The children sat in a circle of chairs and waited eagerly for the teacher to hand them their own little harps. When the teacher sat down too, the atmosphere in the room suddenly changed. It became quiet and the concentration was almost palpable. However, it was not a tense situation, but rather a joyful anticipation that I felt at the time. Then the teacher began to sing and the children joined in. After singing the song a few times, the children began to play the song on their children's harps at a hand signal from the teacher. Then half of the class sang again and was accompanied by the other half of the class on the harp, before the groups swapped roles again. It must have lasted about 20 minutes. And during that time, a flow developed in which the children lived, which took hold of the room and ultimately me as well. The entire atmosphere was enchanted: time and space condensed into a unique artistic moment that the teacher could not plan, because such moments elude availability and predictability. And yet I was very aware at the time that without the years of inner work done by this teacher, such a moment could not have come about. Looking back, it was certainly this experience that made me decide to become a music teacher and not just be employed as a music teacher at a school.

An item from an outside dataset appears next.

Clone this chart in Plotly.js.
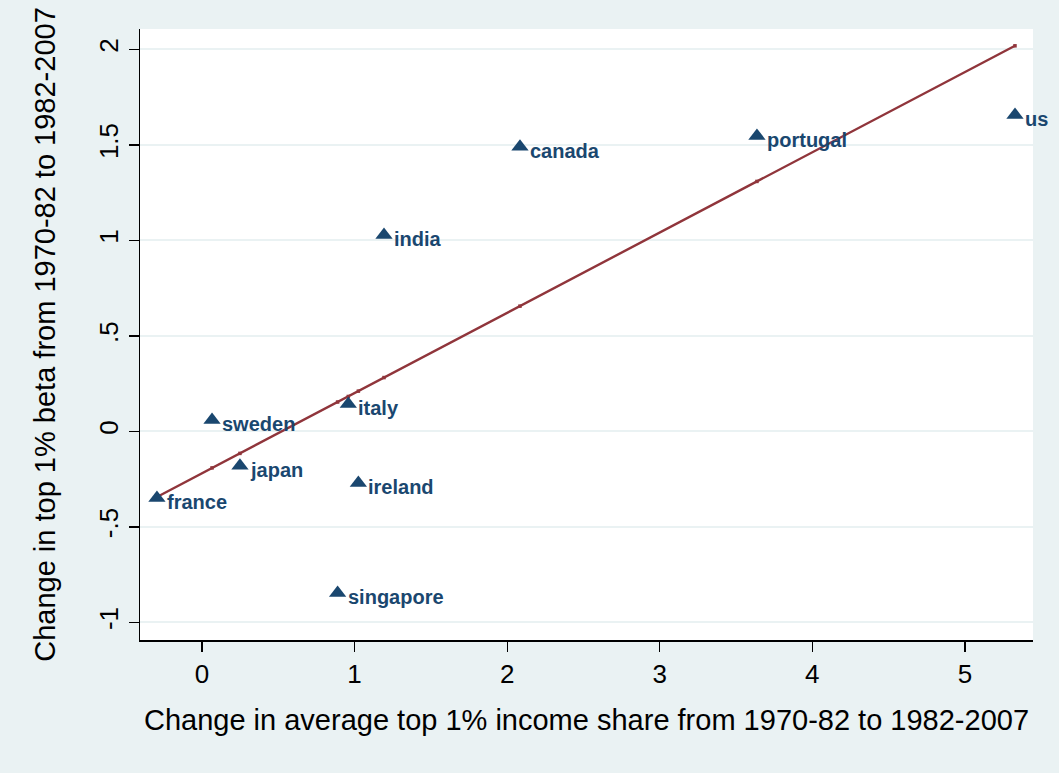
<!DOCTYPE html>
<html>
<head>
<meta charset="utf-8">
<script src="https://cdn.plot.ly/plotly-3.0.1.min.js"></script>
<style>
  html, body { margin: 0; padding: 0; background: #eaf2f3; }
  #chart { width: 1059px; height: 773px; }
</style>
</head>
<body>
<div id="chart"></div>
<script>
// Countries and their changes between 1970-82 and 1982-2007
const countries = ["france", "sweden", "japan", "italy", "ireland", "singapore", "india", "canada", "portugal", "us"];
// Change in average top 1% income share (x)
const shareChange = [-0.295, 0.066, 0.249, 0.959, 1.025, 0.889, 1.193, 2.084, 3.637, 5.328];
// Change in top 1% beta (y)
const betaChange = [-0.348, 0.060, -0.180, 0.144, -0.270, -0.846, 1.029, 1.491, 1.547, 1.657];
// Fitted values of the linear fit at each x
const fittedBeta = [-0.343, -0.191, -0.115, 0.183, 0.211, 0.154, 0.282, 0.656, 1.309, 2.019];

const xTicks = [0, 1, 2, 3, 4, 5];
const xTickText = ["0", "1", "2", "3", "4", "5"];
const yTicks = [-1, -0.5, 0, 0.5, 1, 1.5, 2];
const yTickText = ["-1", "-.5", "0", ".5", "1", "1.5", "2"];

const navy = "#1a476f";
const maroon = "#90353b";
const font = "Liberation Sans, Arial, sans-serif";

// sort fitted points by x so the line is drawn left to right
const order = shareChange.map((v, i) => i).sort((a, b) => shareChange[a] - shareChange[b]);

const fitTrace = {
  type: "scatter",
  mode: "lines+markers",
  x: order.map(i => shareChange[i]),
  y: order.map(i => fittedBeta[i]),
  line: { color: maroon, width: 2.4 },
  marker: { color: maroon, size: 3.5, symbol: "square" },
  hoverinfo: "skip",
  cliponaxis: false,
  showlegend: false
};

const pointTrace = {
  type: "scatter",
  mode: "markers",
  x: shareChange,
  y: betaChange,
  marker: { symbol: "triangle-up", size: 15, color: navy },
  cliponaxis: false,
  showlegend: false
};

// country labels to the right of each marker
const labels = countries.map((name, i) => ({
  x: shareChange[i],
  y: betaChange[i],
  text: name,
  showarrow: false,
  xanchor: "left",
  yanchor: "middle",
  xshift: 8,
  yshift: -4,
  font: { family: font, size: 20, color: navy, weight: "bold" }
}));

const layout = {
  width: 1059,
  height: 773,
  paper_bgcolor: "#eaf2f3",
  plot_bgcolor: "#ffffff",
  margin: { l: 140, r: 26, t: 29, b: 133 },
  font: { family: font, color: "#000000" },
  annotations: labels,
  xaxis: {
    range: [-0.406, 5.446],
    tickvals: xTicks,
    ticktext: xTickText,
    ticks: "outside",
    ticklen: 10,
    tickwidth: 1.2,
    tickcolor: "#000000",
    tickfont: { size: 26 },
    showgrid: false,
    zeroline: false,
    showline: true,
    linecolor: "#000000",
    linewidth: 1.5,
    title: { text: "Change in average top 1% income share from 1970-82 to 1982-2007", font: { size: 29 }, standoff: 22 }
  },
  yaxis: {
    range: [-1.092, 2.107],
    tickvals: yTicks,
    ticktext: yTickText,
    tickangle: -90,
    ticks: "outside",
    ticklen: 10,
    tickwidth: 1.2,
    tickcolor: "#000000",
    tickfont: { size: 26 },
    showgrid: true,
    gridcolor: "#eaf2f3",
    gridwidth: 2,
    zeroline: false,
    showline: true,
    linecolor: "#000000",
    linewidth: 1.5,
    title: { text: "Change in top 1% beta from 1970-82 to 1982-2007", font: { size: 29 }, standoff: 30 }
  }
};

Plotly.newPlot("chart", [fitTrace, pointTrace], layout, { staticPlot: true, displayModeBar: false });
</script>
</body>
</html>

I subsequently observed this class many times and came to realize that love, reverence, and respect for the children are fundamental prerequisites for a healing pedagogy. This teacher loved her children—not as an educational platitude, but as the basis of her fundamental human attitude. This created the conditions for an atmosphere of wonder, increased vitality, and a sense of community to be experienced during the joint singing lessons, and the children were able to actively participate in the lessons with a sense of basic trust and security.

In my work as a music teacher, I have accompanied hundreds of children and young people on a small part of their journey through life—but above all, these young people have accompanied me on my journey to myself. This has allowed me to rediscover the musician within me and bring him to life. Even though I have lost contact with many of these former students, we are still connected by one thing in common—our singing biography.